Visité la retrospectiva de esculturas de Danielle Caillet en el Espacio Simón I. Patiño, en La Paz. Lo hice porque desde que Danielle falleció el 1 de noviembre de 1999 no he vuelto ha tener noticias de ella, y me alegró que Antonio Eguino, quien fue su pareja tantos años, hubiera montado esta muestra de homenaje, que rescata los valores artísticos de Danielle como escultora, pero también como fotógrafa y como cineasta.
Recuerdo a Danielle con ese rostro dulce de ojos claros, una expresión apacible y risueña que ofrecía a los demás, y una sonrisa con un dejo de ironía. Pocas veces la vi alterada o enojada, y una de las pocas fue cuando no le gustó lo que escribí sobre “Chuquiago” (tampoco le gustó a Antonio y a Oscar “Cacho” Soria). Por lo demás Danielle tenía para los amigos un carácter llevadero y suave.

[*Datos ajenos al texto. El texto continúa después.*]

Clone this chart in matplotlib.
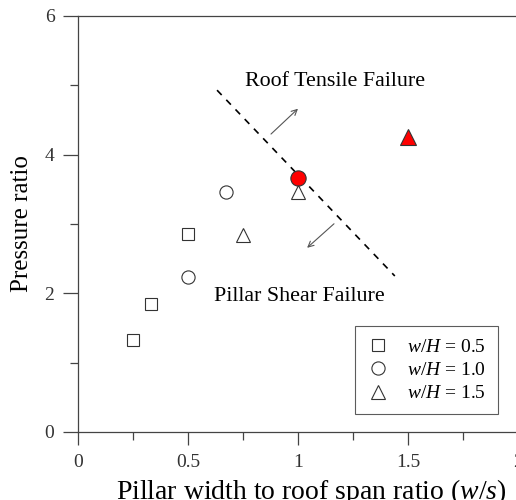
import matplotlib
matplotlib.use("Agg")
import matplotlib.pyplot as plt
from matplotlib.ticker import MultipleLocator, FuncFormatter

plt.rcParams["font.family"] = ["Liberation Serif", "DejaVu Serif"]
plt.rcParams["mathtext.fontset"] = "custom"
plt.rcParams["mathtext.rm"] = "Liberation Serif"
plt.rcParams["mathtext.it"] = "Liberation Serif:italic"

# data
sq_x = [0.25, 0.333, 0.5]
sq_y = [1.32, 1.85, 2.86]
ci_x = [0.5, 0.673]
ci_y = [2.24, 3.46]
tr_x = [0.75, 1.0]
tr_y = [2.84, 3.46]
red_ci_x, red_ci_y = [1.0], [3.67]
red_tr_x, red_tr_y = [1.5], [4.25]
line_x = [0.632, 1.44]
line_y = [4.93, 2.25]

GRAY = "#444444"

fig = plt.figure(figsize=(5.16, 5.0), dpi=100)
ax = fig.add_axes([0.1512, 0.136, 0.8527, 0.832])

ax.plot(line_x, line_y, ls=(0, (4, 4)), color="black", lw=1.2, zorder=1)

ax.plot(sq_x, sq_y, "s", ms=9, mfc="white", mec="#333333", mew=0.8, ls="none",
        label="$w/H$ = 0.5", zorder=3)
ax.plot(ci_x, ci_y, "o", ms=9.5, mfc="white", mec="#333333", mew=0.8, ls="none",
        label="$w/H$ = 1.0", zorder=3)
ax.plot(tr_x, tr_y, "^", ms=9.5, mfc="white", mec="#333333", mew=0.8, ls="none",
        label="$w/H$ = 1.5", zorder=3)
ax.plot(red_ci_x, red_ci_y, "o", ms=11, mfc="red", mec="#333333", mew=0.8, zorder=2)
ax.plot(red_tr_x, red_tr_y, "^", ms=11, mfc="red", mec="#333333", mew=0.8, zorder=3)

# region arrows
arw = dict(arrowstyle="->", color="#555555", lw=0.8)
ax.annotate("", xy=(1.009, 4.69), xytext=(0.868, 4.27), arrowprops=arw)
ax.annotate("", xy=(1.032, 2.63), xytext=(1.173, 3.03), arrowprops=arw)

ax.text(1.168, 5.06, "Roof Tensile Failure", fontsize=15.8, ha="center", va="center")
ax.text(1.005, 1.95, "Pillar Shear Failure", fontsize=15.8, ha="center", va="center")

ax.set_xlim(0, 2)
ax.set_ylim(0, 6)
ax.xaxis.set_major_locator(MultipleLocator(0.5))
ax.xaxis.set_minor_locator(MultipleLocator(0.25))
ax.yaxis.set_major_locator(MultipleLocator(2))
ax.yaxis.set_minor_locator(MultipleLocator(1))
ax.xaxis.set_major_formatter(FuncFormatter(lambda v, p: f"{v:g}"))
ax.yaxis.set_major_formatter(FuncFormatter(lambda v, p: f"{v:g}"))
ax.tick_params(axis="both", which="major", direction="out", colors=GRAY,
               labelcolor="#333333", labelsize=14, width=0.9)
ax.tick_params(axis="x", which="major", length=9.5, pad=6)
ax.tick_params(axis="y", which="major", length=11, pad=6)
ax.tick_params(axis="both", which="minor", direction="out", colors=GRAY,
               length=5.5, width=0.9)
for s in ax.spines.values():
    s.set_color(GRAY)
    s.set_linewidth(0.9)

ax.set_xlabel("Pillar width to roof span ratio ($w/s$)", fontsize=20)
ax.set_ylabel("Pressure ratio", fontsize=18)
ax.xaxis.set_label_coords(0.531, -0.108)
ax.yaxis.set_label_coords(-0.102, 0.5)

leg = ax.legend(loc="lower right", bbox_to_anchor=(0.9545, 0.043), fontsize=14,
                frameon=True, fancybox=False, edgecolor="#333333",
                handletextpad=0.9, borderpad=0.6, labelspacing=0.3,
                handlelength=1.2, borderaxespad=0)
leg.get_frame().set_linewidth(0.8)

fig.savefig("out.png", dpi=100)
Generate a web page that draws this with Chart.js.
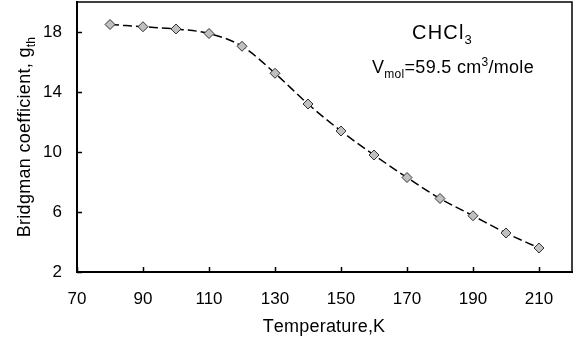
<!DOCTYPE html>
<html>
<head>
<meta charset="utf-8">
<script src="https://cdn.jsdelivr.net/npm/chart.js@4.4.1/dist/chart.umd.min.js"></script>
<style>
  html, body { margin: 0; padding: 0; background: #fff; }
  #wrap { width: 583px; height: 344px; }
</style>
</head>
<body>
<div id="wrap"><canvas id="bridgmanChart" width="583" height="344"></canvas></div>
<script>
// data
const temperatures = [80, 90, 100, 110, 120, 130, 140, 150, 160, 170, 180, 190, 200, 210];
const bridgman = [18.5, 18.35, 18.2, 17.9, 17.05, 15.25, 13.2, 11.4, 9.8, 8.3, 6.9, 5.75, 4.6, 3.6];
const xTickValues = [70, 90, 110, 130, 150, 170, 190, 210];
const yTickValues = [2, 6, 10, 14, 18];

const FONT = '"Liberation Sans", Arial, sans-serif';

// draws a run of text pieces, some as sub/superscript
function drawRich(ctx, parts, x, y, size, spacing) {
    let cx = x;
    parts.forEach(p => {
        const s = p.sub || p.sup ? Math.round(size * 0.65) : size;
        ctx.font = s + 'px ' + FONT;
        let dy = 0;
        if (p.sub) dy = size * 0.25;
        if (p.sup) dy = -size * 0.4;
        for (const ch of p.t) {
            ctx.fillText(ch, cx, y + dy);
            cx += ctx.measureText(ch).width + (spacing || 0);
        }
    });
    return cx - x;
}

function richWidth(ctx, parts, size, spacing) {
    let w = 0;
    parts.forEach(p => {
        const s = p.sub || p.sup ? Math.round(size * 0.65) : size;
        ctx.font = s + 'px ' + FONT;
        for (const ch of p.t) w += ctx.measureText(ch).width + (spacing || 0);
    });
    return w;
}

const decorPlugin = {
    id: 'decor',
    afterDraw(chart) {
        const ctx = chart.ctx;
        const area = chart.chartArea;
        const xs = chart.scales.x;
        const ys = chart.scales.y;
        ctx.save();

        // frame
        ctx.strokeStyle = '#000';
        ctx.lineWidth = 1.5;
        ctx.beginPath();
        ctx.moveTo(area.left, area.top);
        ctx.lineTo(area.right, area.top);
        ctx.lineTo(area.right, area.bottom);
        ctx.stroke();

        // inward tick marks
        ctx.beginPath();
        xTickValues.forEach(v => {
            const px = Math.round(xs.getPixelForValue(v)) + 0.5;
            ctx.moveTo(px, area.bottom);
            ctx.lineTo(px, area.bottom - 5);
        });
        yTickValues.forEach(v => {
            const py = Math.round(ys.getPixelForValue(v)) + 0.5;
            ctx.moveTo(area.left, py);
            ctx.lineTo(area.left + 5, py);
        });
        ctx.stroke();

        ctx.fillStyle = '#000';
        ctx.textBaseline = 'alphabetic';
        ctx.textAlign = 'left';

        // annotations
        drawRich(ctx, [{ t: 'CHCl' }, { t: '3', sub: true }], 412, 39, 20, 1.2);
        drawRich(ctx, [{ t: 'V' }, { t: 'mol', sub: true }, { t: '=59.5 cm' }, { t: '3', sup: true }, { t: '/mole' }], 372, 73, 18, 0.3);

        // x axis title
        const xParts = [{ t: 'Temperature,K' }];
        const xw = richWidth(ctx, xParts, 18, 0.2);
        drawRich(ctx, xParts, 324 - xw / 2, 332, 18, 0.2);

        // y axis title, rotated
        const yParts = [{ t: 'Bridgman coefficient, g' }, { t: 'th', sub: true }];
        const w = richWidth(ctx, yParts, 18, 0.3);
        ctx.translate(30, 137);
        ctx.rotate(-Math.PI / 2);
        drawRich(ctx, yParts, -w / 2, 0, 18, 0.3);

        ctx.restore();
    }
};

const ctx = document.getElementById('bridgmanChart').getContext('2d');

new Chart(ctx, {
    type: 'scatter',
    data: {
        datasets: [{
            label: 'CHCl3',
            data: temperatures.map((t, i) => ({ x: t, y: bridgman[i] })),
            showLine: true,
            borderColor: '#000',
            borderWidth: 1.5,
            borderDash: [9, 4],
            cubicInterpolationMode: 'monotone',
            pointStyle: 'rectRot',
            pointRadius: 5,
            pointBackgroundColor: '#c0c0c0',
            pointBorderColor: '#333',
            pointBorderWidth: 1
        }]
    },
    options: {
        responsive: false,
        animation: false,
        events: [],
        layout: { autoPadding: false, padding: { top: 2, right: 11, left: 0, bottom: 0 } },
        plugins: {
            legend: { display: false },
            tooltip: { enabled: false }
        },
        scales: {
            x: {
                type: 'linear',
                min: 70,
                max: 220,
                afterBuildTicks: s => { s.ticks = xTickValues.map(v => ({ value: v })); },
                afterFit: s => { s.height = 72; s.paddingLeft = 0; s.paddingRight = 0; },
                grid: { display: false, drawTicks: false },
                border: { display: true, color: '#000', width: 2 },
                ticks: {
                    padding: 17,
                    color: '#000',
                    maxRotation: 0,
                    font: { family: FONT, size: 17 }
                }
            },
            y: {
                min: 2,
                max: 20,
                afterBuildTicks: s => { s.ticks = yTickValues.map(v => ({ value: v })); },
                afterFit: s => { s.width = 77; s.paddingTop = 0; s.paddingBottom = 0; },
                grid: { display: false, drawTicks: false },
                border: { display: true, color: '#000', width: 2 },
                ticks: {
                    padding: 15,
                    color: '#000',
                    font: { family: FONT, size: 17 }
                }
            }
        }
    },
    plugins: [decorPlugin]
});
</script>
</body>
</html>
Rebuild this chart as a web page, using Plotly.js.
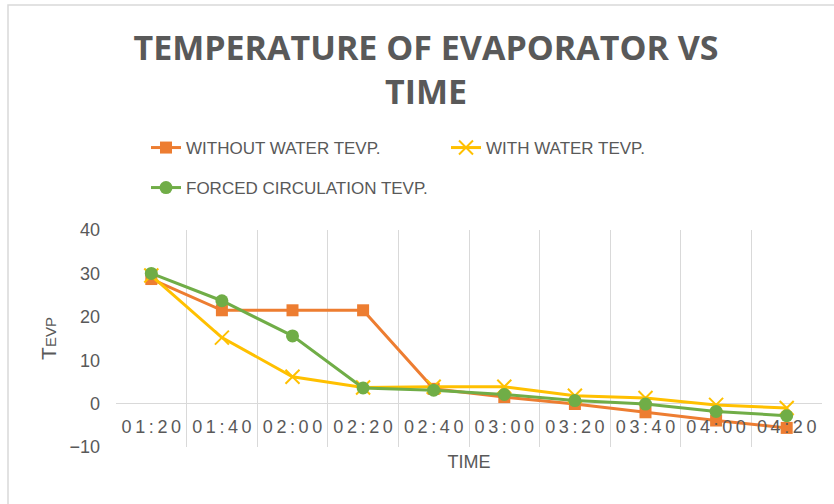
<!DOCTYPE html>
<html>
<head>
<meta charset="utf-8">
<script src="https://cdn.plot.ly/plotly-3.0.1.min.js"></script>
<style>
html,body{margin:0;padding:0;background:#fff;}
#chart{width:834px;height:504px;}
</style>
</head>
<body>
<div id="chart"></div>
<script>
// ---- data ----
const times = ["01:20","01:40","02:00","02:20","02:40","03:00","03:20","03:40","04:00","04:20"];
const withoutWater = [28.7, 21.5, 21.5, 21.5, 3.4, 1.5, -0.1, -2.0, -3.9, -5.6];
const withWater = [29.5, 15.2, 6.2, 3.7, 3.9, 3.9, 1.8, 1.3, -0.3, -1.0];
const forcedCirc = [30.0, 23.7, 15.6, 3.6, 3.1, 2.1, 0.7, -0.1, -1.8, -2.8];
const seriesNames = ["WITHOUT WATER TEVP.", "WITH WATER TEVP.", "FORCED CIRCULATION TEVP."];
const yTicks = [-10, 0, 10, 20, 30, 40];

const textCol = '#595959';
const gridCol = '#d9d9d9';

const traces = [
  {x: times, y: withoutWater, name: seriesNames[0], type: 'scatter', mode: 'lines+markers',
   line: {color: '#ED7D31', width: 3}, marker: {symbol: 'square', size: 12, color: '#ED7D31'}, legend: 'legend'},
  {x: times, y: withWater, name: seriesNames[1], type: 'scatter', mode: 'lines+markers',
   line: {color: '#FFC000', width: 3}, marker: {symbol: 'x-thin', size: 14, color: '#FFC000', line: {color: '#FFC000', width: 2}}, legend: 'legend'},
  {x: times, y: forcedCirc, name: seriesNames[2], type: 'scatter', mode: 'lines+markers',
   line: {color: '#70AD47', width: 3}, marker: {symbol: 'circle', size: 13, color: '#70AD47'}, legend: 'legend2'}
];

const legendFont = {family: 'Liberation Sans, Arial, sans-serif', size: 17, color: textCol};

const layout = {
  width: 834, height: 504,
  margin: {l: 116, r: 12, t: 230, b: 57},
  paper_bgcolor: '#fff', plot_bgcolor: '#fff',
  showlegend: true,
  title: {
    text: 'TEMPERATURE OF EVAPORATOR VS<br>TIME',
    font: {family: 'Open Sans, sans-serif', size: 34, color: textCol, weight: 'bold'},
    xref: 'container', x: 426/834, xanchor: 'center',
    yref: 'container', y: 1 - 60/504, yanchor: 'top'
  },
  xaxis: {
    type: 'category', range: [-0.5, 9.5],
    tickmode: 'array', tickvals: times, ticktext: times.map(t => t.split('').join('\u2009')),
    tickfont: {family: 'Liberation Sans, Arial, sans-serif', size: 18, color: textCol},
    showgrid: true, gridcolor: gridCol, gridwidth: 1, tickson: 'boundaries',
    ticks: '', showline: false, zeroline: false,
    anchor: 'free', position: 0.2,
    ticklabelstandoff: 10,
    title: {text: 'TIME', font: {family: 'Liberation Sans, Arial, sans-serif', size: 18, color: textCol}, standoff: 19},
    fixedrange: true
  },
  yaxis: {
    range: [-10, 40], tickmode: 'array', tickvals: yTicks,
    tickfont: {family: 'Liberation Sans, Arial, sans-serif', size: 18, color: textCol},
    showgrid: false, zeroline: true, zerolinecolor: gridCol, zerolinewidth: 1,
    showline: false, ticks: '', ticklabelstandoff: 15,
    title: {text: 'T<span style="font-size:15px">EVP</span>', font: {family: 'Liberation Sans, Arial, sans-serif', size: 21, color: textCol}, standoff: 7},
    fixedrange: true
  },
  legend: {
    orientation: 'h', xref: 'container', yref: 'container',
    x: 146/834, y: 1 - 130/504, xanchor: 'left', yanchor: 'top',
    entrywidth: 255, font: legendFont, bgcolor: 'rgba(0,0,0,0)'
  },
  legend2: {
    orientation: 'h', xref: 'container', yref: 'container',
    x: 146/834, y: 1 - 170/504, xanchor: 'left', yanchor: 'top',
    font: legendFont, bgcolor: 'rgba(0,0,0,0)'
  },
  shapes: [
    {type: 'rect', xref: 'paper', yref: 'paper', x0: (8-116)/706, x1: 1.1, y0: -0.5, y1: 1 + 225/217,
     line: {color: gridCol, width: 1.5}, fillcolor: 'rgba(0,0,0,0)', layer: 'below'}
  ]
};

Plotly.newPlot('chart', traces, layout, {displayModeBar: false, staticPlot: true});
</script>
</body>
</html>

En alguna de mis anteriores reencarnaciones de pareja tuve un par de pequeñas esculturas de Danielle, de la serie de amantes. Las perdí como perdí cerca de cincuenta cuadros, grabados y dibujos de pintores bolivianos… pero esa es otra historia. Las esculturas en bronce de Danielle me gustaron porque me maravilló la capacidad de la artista de transmitir sensualidad en un material tan duro como el bronce. Claro que si uno lo piensa bien, las obras más sensuales de la escultura mundial están hechas en materiales duros: piedra (o mármol) y metal.
La obra escultórica de Danielle atravesó varias etapas, reconocibles en la exposición retrospectiva. Luego de un primer intento que le debe demasiado a Marina Nuñez del Prado, Danielle empieza a volar con alas propias. Su escultura de los años setenta tiene ya los rasgos de sensualidad y ternura que son esenciales en su obra. A mediados de los años 1980s explora otras superficies más rugosas y menos táctiles, y formas geométricas y abstracciones que no dejan de ser frías, como si quisiera tomar distancia consigo misma. Esta etapa es de una búsqueda formal, alejada –a mi juicio- de la alegría estética.
A fines de esa misma década y los primeros años de los 1990s regresa con las figuras humanas, muy humanas, en continuidad con su primera obra de los años 1970s. Otra vez esa mezcla de superficies lisas, tersas como la piel, en contraste con espacios de sombra rugosos: sus maternidades, amantes y mujeres son para mí lo mejor de su obra.
A partir de 1992 la escultura de Danielle se hace conceptual, sin dejar el naturalismo. Sus referencias son concretas pero cruzadas con elementos simbólicos. La representación de la flecha adquiere diferentes sentidos según atraviese una cabeza humana, una manzana o dos pájaros. Danielle traduce refranes en volúmenes y formas: “le costó un ojo” de la cara, o “gato encerrado”, o “dos pájaros de un tiro” o “le entró por una oreja” y le salió por otra…
A partir de allí, hay como un retorno a la que fue su segunda época de superficies rugosas y figuras humanas sumidas en el bronce, apenas distinguibles porque aquí y allá aparece una mano que indica un abrazo.
Su etapa final, hasta 1997, es de ruptura y de dolor. Utiliza superficies planas, metal recortado en ángulos agudos y punzantes, para reclamar “espacio vital” y representar algunos temas religiosos, un arcángel o un Cristo.
En suma, Danielle aportó con amor y creatividad al arte en Bolivia. Por ello esta retrospectiva de homenaje es tan justa.